Sócrates disse na entrevista à TVI que não era dinheiro. Faltou explicar então do que gostava tanto.
13. Diz que passa férias com Santos Silva há 20 anos. Foi sempre ele quem as pagou?
Como a investigação começou em 2013, não é fácil para os investigadores apurarem quais as despesas anteriores a essa data, que favoreciam Sócrates, e terão sido suportadas por Santos Silva. Sabe-se apenas, por exemplo, que quando ainda era primeiro-ministro, terá recebido, por exemplo, em 2010, uma transferência do amigo no valor de 7500 euros.

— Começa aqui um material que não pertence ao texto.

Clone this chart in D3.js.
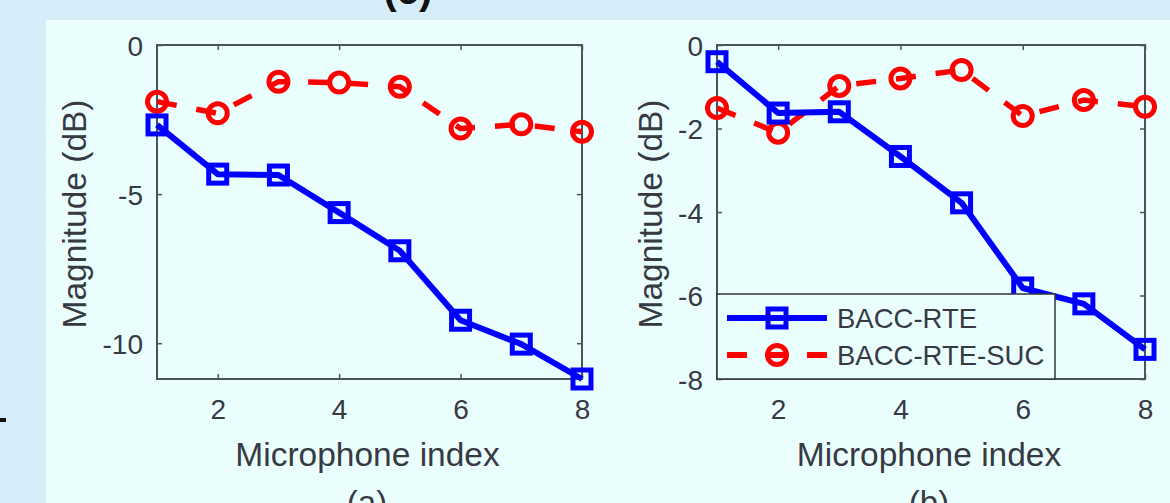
<!DOCTYPE html>
<html>
<head>
<meta charset="utf-8">
<script src="https://cdn.jsdelivr.net/npm/d3@7"></script>
<style>
  body { margin: 0; background: #d4edf9; }
  svg { display: block; }
  text { font-family: "Liberation Sans", Arial, Helvetica, sans-serif; }
</style>
</head>
<body>
<svg id="fig" width="1170" height="503"></svg>
<script>
// values
var micIndex = [1, 2, 3, 4, 5, 6, 7, 8];
var rteA = [-2.68, -4.33, -4.36, -5.62, -6.9, -9.23, -10.03, -11.2];
var sucA = [-1.9, -2.29, -1.23, -1.26, -1.4, -2.8, -2.66, -2.91];
var rteB = [-0.4, -1.63, -1.6, -2.67, -3.78, -5.82, -6.2, -7.29];
var sucB = [-1.51, -2.1, -0.98, -0.8, -0.6, -1.7, -1.32, -1.48];
var seriesNames = ["BACC-RTE", "BACC-RTE-SUC"];
var xTicks = [2, 4, 6, 8];
var yTicksA = [0, -5, -10];
var yTicksB = [0, -2, -4, -6, -8];
var captions = ["(a)", "(b)"];

var W = 1170, H = 503;
var bg = "#d4edf9", panelBg = "#ebfefe";
var axisCol = "#4b5262", textCol = "#363a42";
var blue = "#0000ff", red = "#ff0000";

var svg = d3.select("#fig");

// light backdrop of the slide
svg.append("rect").attr("width", W).attr("height", H).attr("fill", bg);
svg.append("rect").attr("x", 46).attr("y", 20).attr("width", W - 46).attr("height", H - 20).attr("fill", panelBg);

// cut off caption of the row above and the little dash at the left
svg.append("text").attr("x", 408).attr("y", 4).attr("text-anchor", "middle")
	.attr("font-size", 40).attr("font-weight", "bold").attr("fill", "#111").text("(c)");
svg.append("rect").attr("x", 0).attr("y", 418).attr("width", 6).attr("height", 4).attr("fill", "#111");

function drawPanel(opt) {
	var x = d3.scaleLinear().domain([1, 8]).range([opt.left, opt.right]);
	var y = d3.scaleLinear().domain(opt.yDomain).range([opt.bottom, opt.top]);
	var g = svg.append("g");
	var fmt = function (d) { return String(d).replace("\u2212", "-"); };

	// axes with inward ticks, MATLAB style
	var bottom = g.append("g").attr("transform", "translate(0," + opt.bottom + ")")
		.call(d3.axisBottom(x).tickValues(xTicks).tickSizeInner(-5).tickSizeOuter(0).tickPadding(20).tickFormat(fmt));
	var top = g.append("g").attr("transform", "translate(0," + opt.top + ")")
		.call(d3.axisTop(x).tickValues(xTicks).tickSizeInner(-5).tickSizeOuter(0).tickFormat(""));
	var left = g.append("g").attr("transform", "translate(" + opt.left + ",0)")
		.call(d3.axisLeft(y).tickValues(opt.yTicks).tickSizeInner(-5).tickSizeOuter(0).tickPadding(14).tickFormat(fmt));
	var right = g.append("g").attr("transform", "translate(" + opt.right + ",0)")
		.call(d3.axisRight(y).tickValues(opt.yTicks).tickSizeInner(-5).tickSizeOuter(0).tickFormat(""));

	[bottom, top, left, right].forEach(function (a) {
		a.select(".domain").remove();
		a.selectAll(".tick line").attr("stroke", axisCol).attr("stroke-width", 1.5);
		a.selectAll(".tick text").attr("fill", textCol).attr("font-size", 28)
			.attr("font-family", "Liberation Sans, Arial, sans-serif");
	});
	left.selectAll(".tick text").attr("dy", "0.36em");

	g.append("rect").attr("x", opt.left).attr("y", opt.top)
		.attr("width", opt.right - opt.left).attr("height", opt.bottom - opt.top)
		.attr("fill", "none").attr("stroke", axisCol).attr("stroke-width", 2);

	// labels
	g.append("text").attr("x", (opt.left + opt.right) / 2 - 2).attr("y", 466)
		.attr("text-anchor", "middle").attr("font-size", 33.5).attr("fill", textCol)
		.text("Microphone index");
	g.append("text").attr("transform", "translate(" + opt.yLabelX + ",214) rotate(-90)")
		.attr("text-anchor", "middle").attr("font-size", 33.5).attr("fill", textCol)
		.text("Magnitude (dB)");
	g.append("text").attr("x", opt.capX).attr("y", 514)
		.attr("text-anchor", "middle").attr("font-size", 33).attr("fill", textCol)
		.text(opt.caption);

	var line = d3.line().x(function (d) { return x(d[0]); }).y(function (d) { return y(d[1]); });

	var suc = d3.zip(micIndex, opt.suc);
	var rte = d3.zip(micIndex, opt.rte);

	g.append("path").datum(suc).attr("d", line).attr("fill", "none")
		.attr("stroke", red).attr("stroke-width", 5.5).attr("stroke-dasharray", "20 20");
	g.selectAll(".suc").data(suc).enter().append("circle")
		.attr("cx", function (d) { return x(d[0]); }).attr("cy", function (d) { return y(d[1]); })
		.attr("r", 9.5).attr("fill", "none").attr("stroke", red).attr("stroke-width", 5);

	g.append("path").datum(rte).attr("d", line).attr("fill", "none")
		.attr("stroke", blue).attr("stroke-width", 6).attr("stroke-linejoin", "round");
	g.selectAll(".rte").data(rte).enter().append("rect")
		.attr("x", function (d) { return x(d[0]) - 9; }).attr("y", function (d) { return y(d[1]) - 9; })
		.attr("width", 18).attr("height", 18).attr("fill", "none").attr("stroke", blue).attr("stroke-width", 5);

	if (opt.legend) {
		var lg = g.append("g");
		lg.append("rect").attr("x", opt.left).attr("y", 294).attr("width", 1055 - opt.left).attr("height", opt.bottom - 294)
			.attr("fill", panelBg).attr("stroke", "#30343c").attr("stroke-width", 1.5);
		var rows = [
			{ name: seriesNames[0], y: 318, col: blue, dash: null, mark: "square" },
			{ name: seriesNames[1], y: 355, col: red, dash: "20 20", mark: "circle" }
		];
		rows.forEach(function (r) {
			lg.append("line").attr("x1", 727).attr("x2", 827).attr("y1", r.y).attr("y2", r.y)
				.attr("stroke", r.col).attr("stroke-width", 6).attr("stroke-dasharray", r.dash);
			if (r.mark == "square") {
				lg.append("rect").attr("x", 777 - 9).attr("y", r.y - 9).attr("width", 18).attr("height", 18)
					.attr("fill", "none").attr("stroke", r.col).attr("stroke-width", 5);
			} else {
				lg.append("circle").attr("cx", 777).attr("cy", r.y).attr("r", 9.5)
					.attr("fill", "none").attr("stroke", r.col).attr("stroke-width", 5);
			}
			lg.append("text").attr("x", 837).attr("y", r.y + 10).attr("font-size", 27.5)
				.attr("fill", textCol).text(r.name);
		});
	}
}

drawPanel({ left: 157, right: 582, top: 45, bottom: 379, yDomain: [-11.2, 0], yTicks: yTicksA,
	rte: rteA, suc: sucA, yLabelX: 86, capX: 367, caption: captions[0], legend: false });
drawPanel({ left: 717, right: 1145, top: 45, bottom: 379, yDomain: [-8, 0], yTicks: yTicksB,
	rte: rteB, suc: sucB, yLabelX: 662, capX: 929, caption: captions[1], legend: true });
</script>
</body>
</html>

Esse dinheiro junta-se a pelo menos 60 mil euros pagos a Sofia Fava, ex-mulher de José Sócrates, às férias de fim-de-ano em Veneza e outras no Pine Cliffs Resort, em Albufeira e ainda aos pagamentos a Sandra Santos, uma das misteriosas mulheres da vida de Sócrates que nos telefonemas entre amigos era tratada como “o senhor S”. Tudo isto a cargo do dinheiro depositado nas contas de Santos Silva. As antigas secretárias de Sócrates quando era primeiro-ministro também contaram ao Ministério Público como tratariam das férias conjuntas entre Sócrates e Santos Silva e como eram suportadas pelo segundo.
14. Há alguém próximo de si que não tenha recebido dinheiro de Santos Silva?
O Ministério Público alega que Santos Silva era chamado a suportar a maior parte das despesas de José Sócrates; as viagens e as férias de Sócrates e da sua então namorada; encargos da ex-mulher de Sócrates, Sofia Fava, e do seu companheiro; as viagens e os pedidos de ajuda financeira de Sandra Santos, uma amiga de Sócrates de ascendência cabo-verdiana, que vivia na Suíça; e ainda outras quantias para amigos e amigas do ex-primeiro-ministro. O dinheiro de Santos Silva serviria ainda para ajudar Sofia Fava a pagar empréstimos bancários; para pagar imóveis e despesas da mãe de Sócrates; comprar a casa de Paris (cujas obras terão sido decididas por Sócrates); suportar os encargos com o seu motorista; adquirir obras de arte que estariam na casa do ex-primeiro-ministro e comprar os livros que terão permitido catapultar A Confiança no Mundo, primeira obra de Sócrates, para os primeiros lugares dos top’s. Todas as pessoas à sua volta dependeram da generosidade do amigo e empresário Carlos Santos Silva?